Ph.D. Proposal Presentation by Vladimir Novak
Wednesday, April 21,, 2004

(Dr. Said Abdel-Khalik, Chair)

"Experimental and Numerical Studies of Internal, Turbulent, Gas-Liquid Spray Mist Flow with Ultra-Thin Evaporating Liquid Film Cooling"

Abstract

Gas-liquid spray mist flow with ultra-thin evaporative liquid film is an effective cooling mechanism with extremely high heat transfer coefficients. Superior heat transfer is attained due to phase change at the interface between the ultra-thin evaporative liquid film and the mist core. The purpose of this research is to experimentally and numerically investigate this cooling mechanism for steady, internal, forced, turbulent flow, in vertical cylindrical and rectangular channels, with co-current downward or upward flows. Our interest in this technique has been motivated by the need for an extremely efficient cooling mechanism in ultra-high-power krypton fluoride (KrF) gas lasers for inertial fusion applications.
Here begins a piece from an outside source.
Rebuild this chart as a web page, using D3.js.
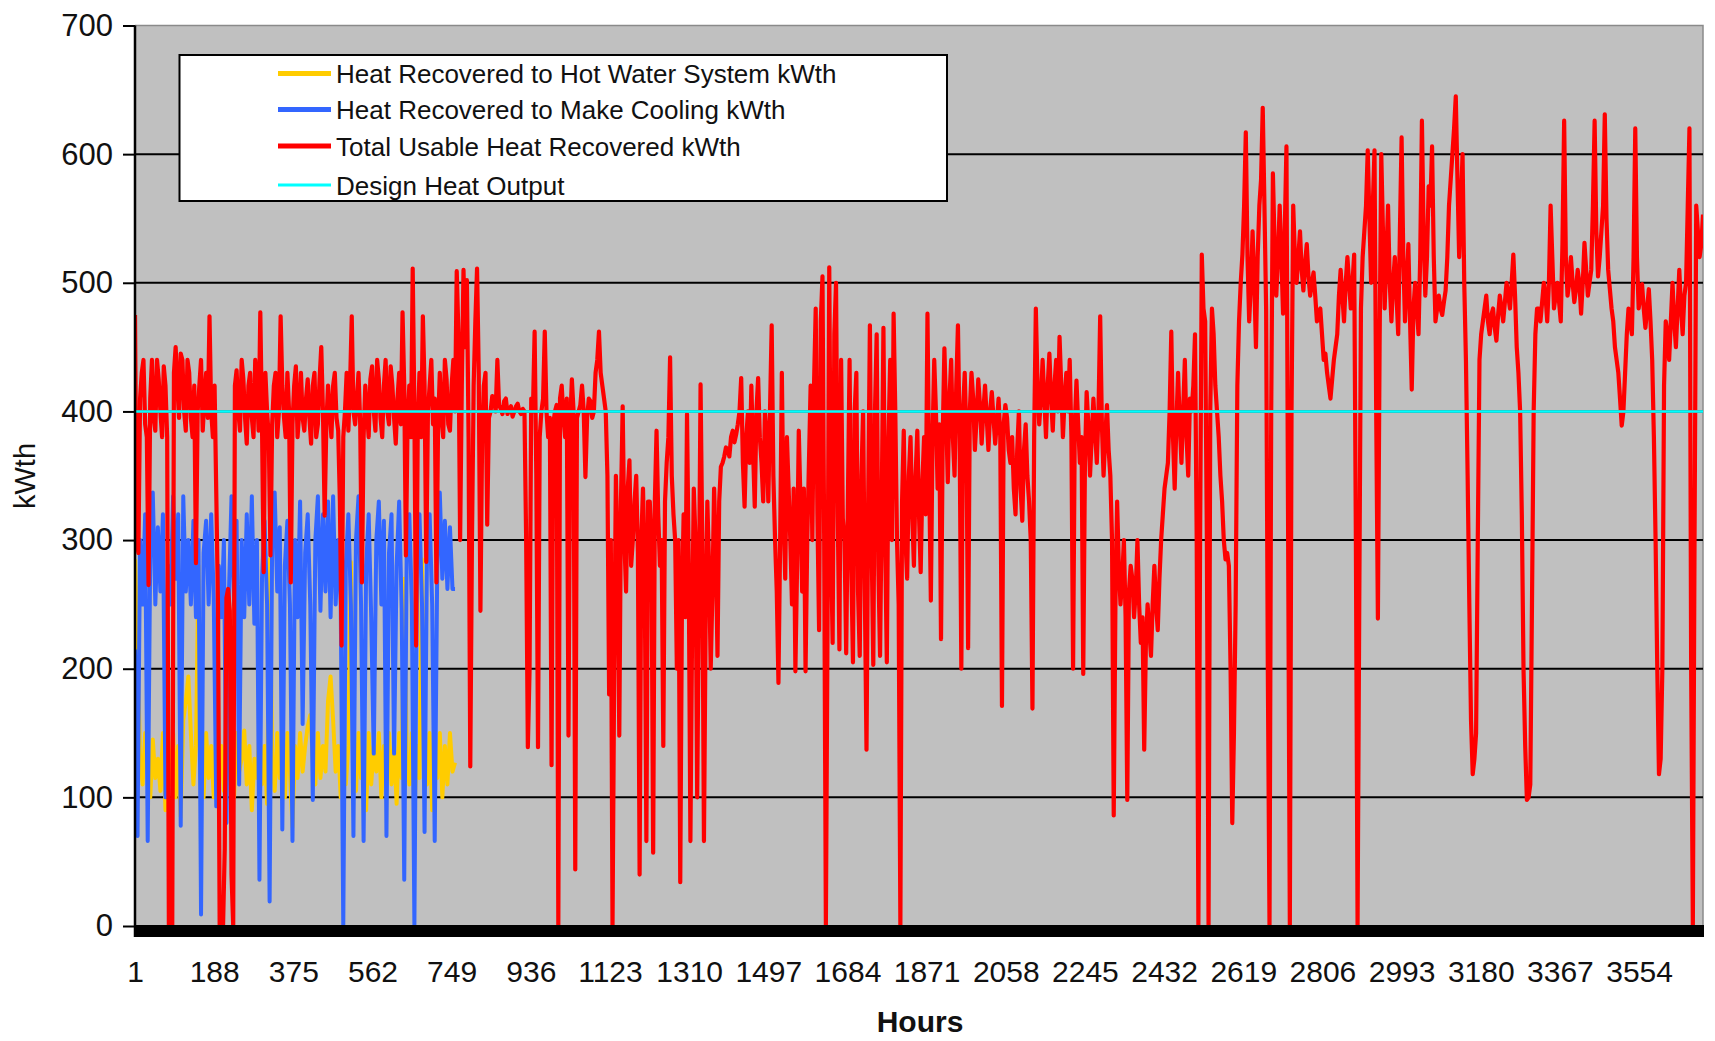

Two cylindrical channels (17.3 mm and 23.6 mm inner diameter, and 882 mm and 1052 mm long, respectively) and two rectangular channels (40 mm × 20 mm, and 40 mm × 10 mm cross section, both 622 mm long) will be used; all channels are electrically heated. Water is used as the mist liquid, and air, or helium, as the carrier gas. Three mist generating nozzles, very different in their design, are used, and their effect on cooling will be investigated. Gas flowrates and inlet mixture conditions are varied. Heat transfer dependence on the wall heat flux is studied for a range of non-boiling conditions. A mechanistic three-dimensional computer program, KIVA-3, is used for the numerical study; comparison with experimental results will be made. Preliminary values for the experimentally and numerically obtained heat transfer coefficients show a factor of 7 to 8 enhancement compared to cooling using only the carrier gas.